Its not only me!!!!!

22 Aug

Yesterday I had a serious panic attack, to say i was freaking out is to put it mildly. It started with missing a phone call from jail, one that is pivital to my case. i left my house for three fucken minutes to go to the store to get smokes and given the fact that the person is a political prisoner and its hard them to contact me, and I have less then a month before my preliminary hearing, and no way i can get a visit before that, tis was devastating. I then went to the meeting for the injured workers thinking that they weren’t going to call and i missed it again. Then i found out I have to go back to Toronto tomorrow, only to come back to KW on friday to go back on monday. Given the fact that I am defending myself every penny i get goes to legal expenses or transportation and I am totally broke and have no way to get there, i also get to Aurelia to serve the top brass of the OPP subpoenas so they can be called as witnesses, and have no way to know when they will be in there office etc.

Given all the shit that has been going on I have had no time at all to just chill or even have coffee with my friends. When i do hang out with people due to the stress, and physical pain because I have been neglecting my health, i am not always the most pleasant company. So my personal life is in disarray.

Most of the people i organize with are now in jail or up on serious charges so a lot of the everyday stuff now falls on me and the cops are watching me like hawks. i cant even distribute papers without a cop coming up and hassling me, waiting for me to fuck up so they can throw me in jail.

To top it all off our carefully selected coalition to Free Price and end internment has decided that now is the time to engage in infighting, back out and be sectarian. Of course i expected this sort of behaviour for the local amnesty cause they didn’t even support Nelson Mandela, but not from some of the others.

So looking at all of this and trying to figure out what to do esp. with so many deadlines looming i started freaking out. Now before I started writing I worked as a program director for an indigenous drop in the arctic and before that doing work around addiction, mental health etc. So with that comes training to recognise symptoms etc. So i knew I was having a panic attack, i knew why and theoretically how to deal with it, but knowledge is not necessarily power esp when its you that you are analyzing. My heart was racing, my vein in my head was pounding and my bp was 160 over 90, which is really high. i have a prescription for benzodiazapham which i take when i have court or other such things the night before for sleep due to chronic pain, since i am really scared of the side effects of pharmaceuticals, so i took ten milligrams, 15 minutes later nothing was happening, talked to some friends on line, tried to calm myself etc. but it wasnt working. I called my doctor at home from a friend’s phone told him the situation, and he said to take another one and if im not better call him back or go to emerge. I got on facebook and was msging someone back and forth, freaking out and they talked me through it. We even deep breathed together on the internet.

After when i got over it and the benzos were kicking in, i talked to a comrade of mine who has done over 20 years for political action and has been like a parent to me since my moms death and they told me that the only way to defeat the system was to remember what we are fighting for, the love for the people and love for ourselves and environment and look for strength inside.
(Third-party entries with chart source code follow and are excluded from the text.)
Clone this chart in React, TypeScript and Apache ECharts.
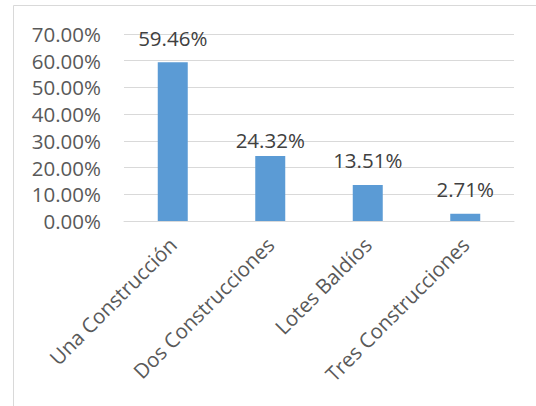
import React, { useEffect, useRef } from "react";
import * as echarts from "echarts";

const categories = ["Una Construcción", "Dos Construcciones", "Lotes Baldíos", "Tres Construcciones"];
const values = [59.46, 24.32, 13.51, 2.71];
const yMax = 70;
const yInterval = 10;

export default function App() {
  const ref = useRef<HTMLDivElement>(null);
  useEffect(() => {
    document.body.style.margin = "0";
    const chart = echarts.init(ref.current!, null, { renderer: "svg" });
    const font = "'Open Sans', sans-serif";
    const seriesData = values.map((v, i) =>
      i === 1 ? { value: v, label: { distance: 6 } } : { value: v }
    );
    chart.setOption({
      animation: false,
      backgroundColor: "#ffffff",
      graphic: [
        {
          type: "rect",
          shape: { x: 13.5, y: 5.5, width: 700, height: 700 },
          style: { fill: "none", stroke: "#D9D9D9", lineWidth: 1 },
          silent: true,
        },
      ],
      grid: { left: 124, right: 22, top: 34, bottom: 185, containLabel: false },
      xAxis: {
        type: "category",
        data: categories,
        axisLine: { show: true, lineStyle: { color: "#D9D9D9", width: 1 } },
        axisTick: { show: false },
        axisLabel: {
          rotate: 45,
          interval: 0,
          margin: 20,
          color: "#595959",
          fontFamily: font,
          fontSize: 20.5,
        },
      },
      yAxis: {
        type: "value",
        min: 0,
        max: yMax,
        interval: yInterval,
        axisLine: { show: false },
        axisTick: { show: false },
        splitLine: { lineStyle: { color: "#D9D9D9", width: 1 } },
        axisLabel: {
          margin: 23,
          color: "#595959",
          fontFamily: font,
          fontSize: 20.5,
          formatter: (v: number) => v.toFixed(2) + "%",
        },
      },
      series: [
        {
          type: "bar",
          data: seriesData,
          barWidth: 30,
          itemStyle: { color: "#5B9BD5" },
          label: {
            show: true,
            position: "top",
            distance: 14,
            color: "#404040",
            fontFamily: font,
            fontSize: 20.5,
            lineHeight: 21,
            formatter: (p: any) => p.value.toFixed(2) + "%",
          },
        },
      ],
    });
    return () => chart.dispose();
  }, []);
  return <div ref={ref} style={{ width: 536, height: 406, position: "absolute", left: 0, top: 0 }} />;
}
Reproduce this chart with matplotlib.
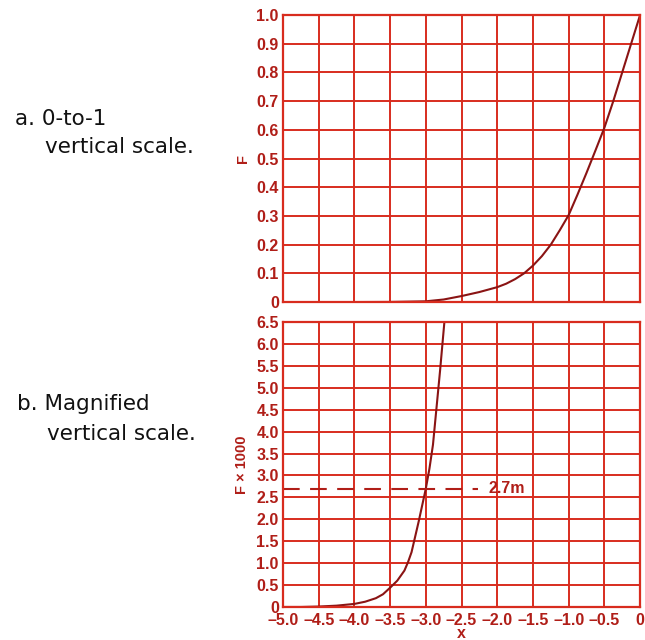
import matplotlib
matplotlib.use("Agg")
import matplotlib.pyplot as plt
from matplotlib.ticker import FixedLocator, FuncFormatter

# values
x_full = [-5.0, -4.5, -4.0, -3.5, -3.0, -2.75, -2.5, -2.25, -2.0, -1.875, -1.75,
          -1.625, -1.5, -1.375, -1.25, -1.125, -1.0, -0.875, -0.75, -0.625,
          -0.5, -0.375, -0.25, -0.125, 0.0]
f_full = [0.0, 0.0, 0.0001, 0.0005, 0.0027, 0.009, 0.021, 0.035, 0.052, 0.064, 0.08,
          0.1, 0.127, 0.16, 0.2, 0.25, 0.303, 0.375, 0.45, 0.528,
          0.607, 0.7, 0.8, 0.9, 1.0]

x_mag = [-5.0, -4.75, -4.5, -4.25, -4.0, -3.85, -3.7, -3.6, -3.5, -3.4, -3.3,
         -3.25, -3.2, -3.1, -3.0, -2.95, -2.9, -2.85, -2.8, -2.74]
f_mag = [0.0, 0.0, 0.01, 0.03, 0.07, 0.12, 0.2, 0.29, 0.44, 0.6, 0.83,
         1.02, 1.25, 1.95, 2.7, 3.15, 3.7, 4.55, 5.4, 6.5]

x_ticks = [-5.0, -4.5, -4.0, -3.5, -3.0, -2.5, -2.0, -1.5, -1.0, -0.5, 0]
y_ticks_a = [0, 0.1, 0.2, 0.3, 0.4, 0.5, 0.6, 0.7, 0.8, 0.9, 1.0]
y_ticks_b = [0, 0.5, 1.0, 1.5, 2.0, 2.5, 3.0, 3.5, 4.0, 4.5, 5.0, 5.5, 6.0, 6.5]
marker_level = 2.7
marker_text = "2.7m"

grid_red = "#d82c1e"
label_red = "#b01e18"
curve_red = "#8a1414"

plt.rcParams["font.family"] = ["Liberation Sans Narrow", "Liberation Sans", "DejaVu Sans"]

fig = plt.figure(figsize=(6.45, 6.40), dpi=100)
ax1 = fig.add_axes([0.4388, 0.528, 0.5535, 0.4484])
ax2 = fig.add_axes([0.4388, 0.0516, 0.5535, 0.4453])


def fmt_x(v, pos):
    if v == 0:
        return "0"
    return ("%.1f" % v).replace("-", "\u2013")


def fmt_y(v, pos):
    if v == 0:
        return "0"
    return "%.1f" % v


for ax, yt in [(ax1, y_ticks_a), (ax2, y_ticks_b)]:
    ax.set_xlim(-5, 0)
    ax.set_ylim(yt[0], yt[-1])
    ax.xaxis.set_major_locator(FixedLocator(x_ticks))
    ax.yaxis.set_major_locator(FixedLocator(yt))
    ax.yaxis.set_major_formatter(FuncFormatter(fmt_y))
    ax.grid(True, color=grid_red, linewidth=1.4)
    ax.set_axisbelow(True)
    for s in ax.spines.values():
        s.set_color(grid_red)
        s.set_linewidth(1.6)
    ax.tick_params(length=0, pad=3, labelcolor=label_red, labelsize=11.5)
    for lab in ax.get_yticklabels():
        lab.set_fontweight("bold")

ax1.tick_params(labelbottom=False)
ax2.tick_params(axis="x", pad=4)
ax2.xaxis.set_major_formatter(FuncFormatter(fmt_x))
for lab in ax2.get_xticklabels():
    lab.set_fontweight("bold")

ax1.plot(x_full, f_full, color=curve_red, linewidth=1.5)
ax2.plot(x_mag, f_mag, color=curve_red, linewidth=1.5)

ax2.plot([-5, -2.27], [marker_level, marker_level], color=label_red,
         linewidth=1.5, dashes=(8, 5))
ax2.text(-2.12, marker_level, marker_text, color=label_red, fontsize=11.5,
         fontweight="bold", va="center", ha="left")

ax1.set_ylabel("F", color=label_red, fontsize=10.5, fontweight="bold", labelpad=5)
ax2.set_ylabel("F \u00d7 1000", color=label_red, fontsize=10.5, fontweight="bold", labelpad=5)
ax2.set_xlabel("x", color=label_red, fontsize=11.5, fontweight="bold", labelpad=-1)

txt = dict(fontsize=15.5, color="#111111", family=["DejaVu Sans"], va="baseline")
fig.text(0.023, 0.805, "a. 0-to-1", **txt)
fig.text(0.07, 0.761, "vertical scale.", **txt)
fig.text(0.026, 0.359, "b. Magnified", **txt)
fig.text(0.073, 0.312, "vertical scale.", **txt)

fig.savefig("out.png", dpi=100, facecolor="white")
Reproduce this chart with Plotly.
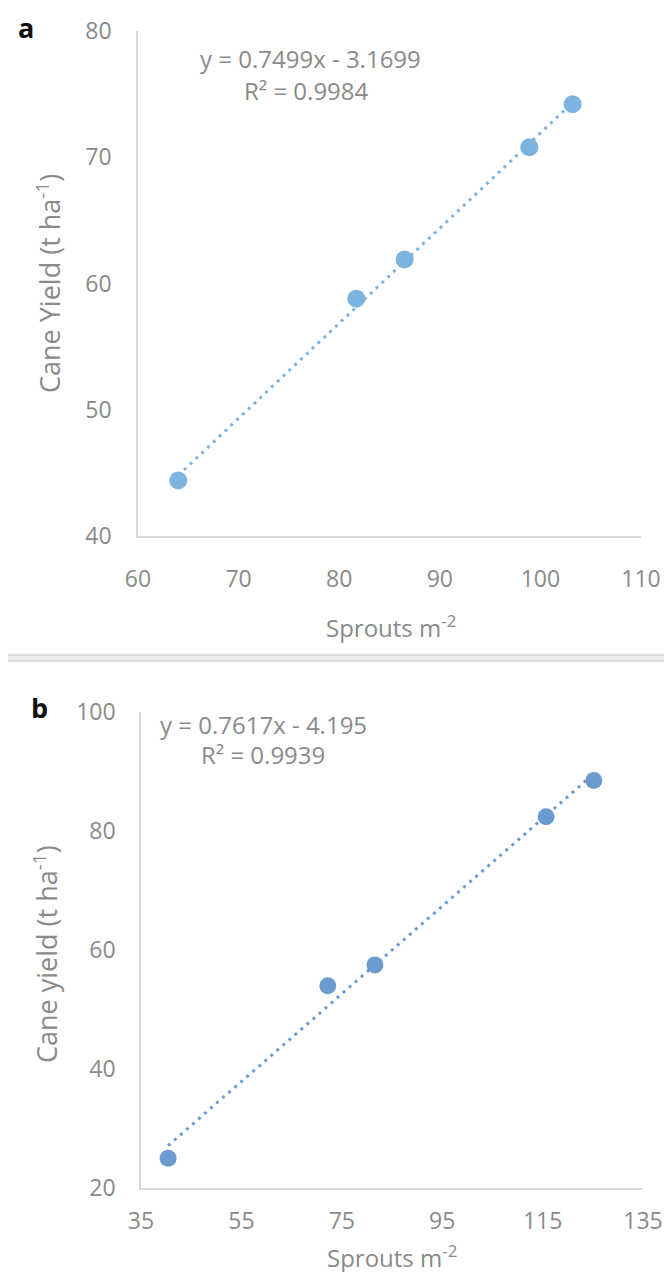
import numpy as np
import plotly.graph_objects as go

W, H = 672, 1272

# ---- data panel a ----
sprouts_a = [64.0, 81.7, 86.5, 98.9, 103.2]
yield_a = [44.4, 58.8, 61.9, 70.8, 74.2]
eq_a = ["y = 0.7499x - 3.1699", "R² = 0.9984"]
xticks_a = [60, 70, 80, 90, 100, 110]
yticks_a = [40, 50, 60, 70, 80]

# ---- data panel b ----
sprouts_b = [40.4, 72.2, 81.6, 115.7, 125.2]
yield_b = [25.0, 54.0, 57.5, 82.4, 88.5]
eq_b = ["y = 0.7617x - 4.195", "R² = 0.9939"]
xticks_b = [35, 55, 75, 95, 115, 135]
yticks_b = [20, 40, 60, 80, 100]

col_a = "#7DB4DF"
col_b = "#6B9BD1"
txt = "#8A8A8A"
axl = "#D9D9D9"
FONT = "Open Sans"


def px(x):
    return x / W


def py(y):
    return 1 - y / H


def trend(xs, ys):
    # least-squares linear trendline over the data range (as Excel draws it)
    m, c = np.polyfit(xs, ys, 1)
    x0, x1 = min(xs), max(xs)
    return [x0, x1], [m * x0 + c, m * x1 + c]


fig = go.Figure()

# panel a
tx, ty = trend(sprouts_a, yield_a)
fig.add_trace(go.Scatter(
    x=tx, y=ty, mode="lines", line=dict(color=col_a, width=3, dash="3px,5px"),
    xaxis="x", yaxis="y", showlegend=False, hoverinfo="skip"))
fig.add_trace(go.Scatter(
    x=sprouts_a, y=yield_a, mode="markers",
    marker=dict(color=col_a, size=18),
    xaxis="x", yaxis="y", showlegend=False))

# panel b
tx, ty = trend(sprouts_b, yield_b)
fig.add_trace(go.Scatter(
    x=tx, y=ty, mode="lines", line=dict(color=col_b, width=3, dash="3px,5px"),
    xaxis="x2", yaxis="y2", showlegend=False, hoverinfo="skip"))
fig.add_trace(go.Scatter(
    x=sprouts_b, y=yield_b, mode="markers",
    marker=dict(color=col_b, size=17),
    xaxis="x2", yaxis="y2", showlegend=False))

axis_common = dict(showgrid=False, zeroline=False, showline=True,
                   linecolor=axl, linewidth=1.5, ticks="", automargin=False,
                   tickfont=dict(family=FONT, size=23, color=txt))

fig.update_layout(
    width=W, height=H,
    margin=dict(l=0, r=0, t=0, b=0, pad=0),
    paper_bgcolor="white", plot_bgcolor="white",
    xaxis=dict(domain=[px(130), px(633)], range=[60, 110], tickvals=xticks_a,
               anchor="y", ticklabelstandoff=22, **axis_common),
    yaxis=dict(domain=[py(528), py(23)], range=[40, 80], tickvals=yticks_a,
               anchor="x", ticklabelstandoff=20, **axis_common),
    xaxis2=dict(domain=[px(133), px(635)], range=[35, 135], tickvals=xticks_b,
                anchor="y2", ticklabelstandoff=12, **axis_common),
    yaxis2=dict(domain=[py(1180), py(704)], range=[20, 100], tickvals=yticks_b,
                anchor="x2", ticklabelstandoff=19, **axis_common),
)

ann = []


def A(text, x, y, size=24, color=txt, bold=False, angle=0):
    ann.append(dict(text=("<b>%s</b>" % text) if bold else text,
                    x=px(x), y=py(y), xref="paper", yref="paper",
                    showarrow=False, xanchor="center", yanchor="middle",
                    textangle=angle,
                    font=dict(family=FONT, size=size, color=color)))


A("a", 18, 20, size=27, color="#111111", bold=True)
A("b", 31, 699, size=27, color="#111111", bold=True)
A(eq_a[0], 302, 50)
A(eq_a[1], 298, 82)
A(eq_b[0], 255, 716)
A(eq_b[1], 255, 746)
A("Sprouts m<sup>-2</sup>", 383, 618, size=24)
A("Sprouts m<sup>-2</sup>", 384, 1248, size=24)
A("Cane Yield (t ha<sup>-1</sup>)", 40, 276, size=27, angle=-90)
A("Cane yield (t ha<sup>-1</sup>)", 37, 946, size=27, angle=-90)
fig.update_layout(annotations=ann)

# separator band between panels
fig.add_shape(type="rect", xref="paper", yref="paper",
              x0=0, x1=1, y0=py(653), y1=py(647),
              fillcolor="#EDEDED", line=dict(width=0))
fig.add_shape(type="line", xref="paper", yref="paper",
              x0=0, x1=1, y0=py(647), y1=py(647),
              line=dict(color="#D4D4D4", width=1.5))
fig.add_shape(type="line", xref="paper", yref="paper",
              x0=0, x1=1, y0=py(653), y1=py(653),
              line=dict(color="#D4D4D4", width=1.5))

fig.write_html("out.html")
I woke up, glad i have solid friends but in a hurry to go to a meeting about austerity , and the neoliberal agenda imposed vis a vis the Liberal Tory nepotistic deal. hearing the social planning council, injured workers, homeless, labour and other forces under attack it became clear to me that what I was experiencing didnt apply only to me but rather the whole society. The state is using shock and awe tactics to push their agenda of austerity and criminalization of dissent. These attacks are different then before because all segments of the working class are under attack , as opposed to attacking one segment and trying to mobilize infighting by isolating that sector. The purpose of this is have people feel like they as individuals are under attack and not give anyone room to see the bigger picture. By creating this individualized feeling of panic people can’t get together as a society, discuss what is going on and set their own politics, instead they want us to run around like chicken little not knowing how to act.

In short, this attack is not just an attack on the working class but rather an attack on organization, and the way to deal with it is not to see it as the problem of the individual but rather to recognize that it is a problem of all segments of our society and as such, discuss and find out how to intervene.

After the meeting several people approached me to sit, talk plan and show support for my case, as well as to plan how to deal with this offensive, through this discussion with pastors and other i realized that even though the charges im facing are directed at me, im not alone, i have organization behind me and in unity with others i will discuss, analyze, fight and win!!!!